University of Copenhagen, group work

Project description

The research aimed at improving understanding of multimodal emotion recognition models by introducing a framework for visualizing non-temporal and temporal outputs of models predicting multiple related values for each data entry.


Various emotion recognition models are being introduced with the rise of powerful Machine Learning, computational power, and data sources. Most of them rely on Paul Ekman’s concept of 6 basic emotions, thus predict 6 values in parallel to describe single emotional state.

This, together with data being merged from different modalities, makes interpreting the results a challenge and opens up opportunities for introducing better visualization techniques that could enable deeper insights, better understanding of the inner workings of machine learning, and ultimately better models.

Our work introduces a concept called emotion space, and overlays temporal information over that space, allowing for comparison between models and modality-dependent data sources. We present our results for training KNN and LSTM models on the CMU MOSEI dataset and a dataset exploring emotion in music.

The project was developed for a Cognitive Science course.


Python, Parametric t-SNE, Keras, Sklearn, Plotly

Technical Details

The emotion space is created using Parametric t-SNE by embedding the 6-dimensional emotional state into a 2-dimensional space. It represents relationships between the emotions as understand through the prism of training data, grouping similar emotions together and e.g. placing sadness and happiness on one axis where high sadness and high happiness never coincide.

Emotion Space

The crucial point is the use of Parametric t-SNE instead of classical t-SNE. Given that we’ve trained a network that maps training data successfully from 6-, to 2-dimensional space, we can then map any unseen data point into that space again later, visualizing for example predictions of a model trying to learn multimodal emotion recognition task.

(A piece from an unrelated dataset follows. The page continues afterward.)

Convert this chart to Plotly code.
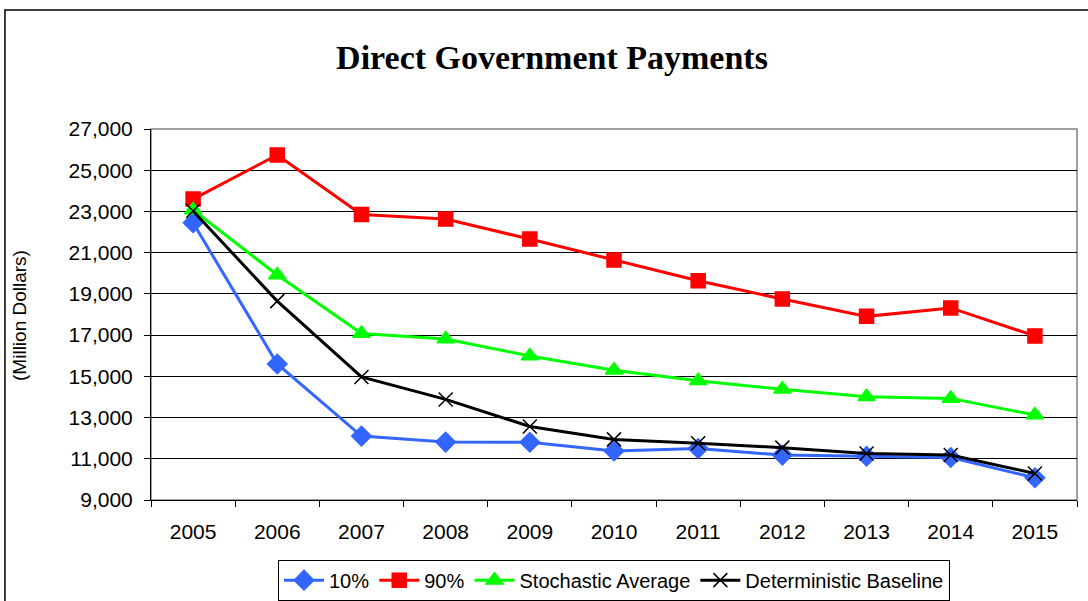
import plotly.graph_objects as go

# Data (million dollars)
years = ['2005', '2006', '2007', '2008', '2009', '2010', '2011', '2012', '2013', '2014', '2015']
p10 = [22450, 15600, 12100, 11810, 11800, 11380, 11500, 11180, 11120, 11060, 10080]
p90 = [23600, 25740, 22850, 22630, 21660, 20640, 19640, 18750, 17910, 18320, 16960]
stoch_avg = [23070, 19920, 17080, 16810, 15990, 15300, 14790, 14370, 14010, 13930, 13120]
det_base = [23020, 18650, 14970, 13880, 12570, 11940, 11750, 11540, 11260, 11180, 10290]
y_ticks = [9000, 11000, 13000, 15000, 17000, 19000, 21000, 23000, 25000, 27000]

FONT = 'Liberation Sans, Arial, sans-serif'

fig = go.Figure()

# Series: name, values, colour, marker symbol, marker size
series = [
    ('10%', p10, '#3366FF', 'diamond', 15),
    ('90%', p90, '#FF0000', 'square', 14),
    ('Stochastic Average', stoch_avg, '#00FF00', 'triangle-up', 15),
    ('Deterministic Baseline', det_base, '#000000', 'x-thin-open', 14),
]
for name, vals, col, sym, size in series:
    fig.add_trace(go.Scatter(
        x=years, y=vals, name=name, mode='lines+markers',
        line=dict(color=col, width=3),
        marker=dict(symbol=sym, size=size, color=col, line=dict(color=col, width=1.5)),
    ))

fig.update_layout(
    width=1088, height=601,
    margin=dict(l=151, r=11, t=129, b=101, autoexpand=False),
    paper_bgcolor='white', plot_bgcolor='white',
    font=dict(family=FONT, size=21, color='black'),
    title=dict(text='<b>Direct Government Payments</b>',
               font=dict(family='Liberation Serif, Times New Roman, serif', size=34, color='black'),
               x=552 / 1088, xanchor='center', y=1 - 57 / 601, yanchor='middle'),
    showlegend=True,
    legend=dict(orientation='h', x=0.5, xanchor='center', y=-0.216, yanchor='middle',
                bordercolor='black', borderwidth=1, bgcolor='white',
                font=dict(family=FONT, size=20), itemwidth=40, tracegroupgap=0),
    xaxis=dict(type='category', range=[-0.5, len(years) - 0.5],
               showgrid=False, showline=True, linecolor='black', linewidth=1,
               ticks='outside', tickson='boundaries', ticklen=6, tickcolor='black',
               ticklabelstandoff=13, tickfont=dict(family=FONT, size=21)),
    yaxis=dict(range=[9000, 27000], tickvals=y_ticks, tickformat=',d',
               showgrid=True, gridcolor='black', gridwidth=1,
               showline=True, linecolor='black', linewidth=1,
               ticks='outside', ticklen=6, tickcolor='black', zeroline=False,
               ticklabelstandoff=7, tickfont=dict(family=FONT, size=21)),
    annotations=[dict(text='(Million Dollars)', textangle=-90, xref='paper', yref='paper',
                      x=-0.1415, y=0.4987, xanchor='center', yanchor='middle', showarrow=False,
                      font=dict(family=FONT, size=19, color='black'))],
    shapes=[
        # gray outline of the plot area (top and right)
        dict(type='rect', xref='paper', yref='paper', x0=0, x1=1, y0=0, y1=1,
             line=dict(color='#808080', width=1.5), layer='below'),
        # outer chart frame
        dict(type='rect', xref='paper', yref='paper', x0=-0.1577, x1=1.02, y0=-0.29, y1=1.3208,
             line=dict(color='black', width=1.5), layer='below'),
    ],
)

# drop the default page margin so the figure sits at the window's top-left corner
fig.write_html('out.html', config={'displayModeBar': False},
               post_script="document.body.style.margin='0';")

LSTM minimizing MSE by distinguishing only between happy and not-happy

An example could be an LSTM model that produced better MAE than KNN, yet after visualizing the results we could see that it only learned to differentiate between happy and sad.

For more information, the full report is available HERE

My contribution

I authored the idea, worked with parametric t-SNE to create the emotion space, and trained the LSTM model on multiple modalities.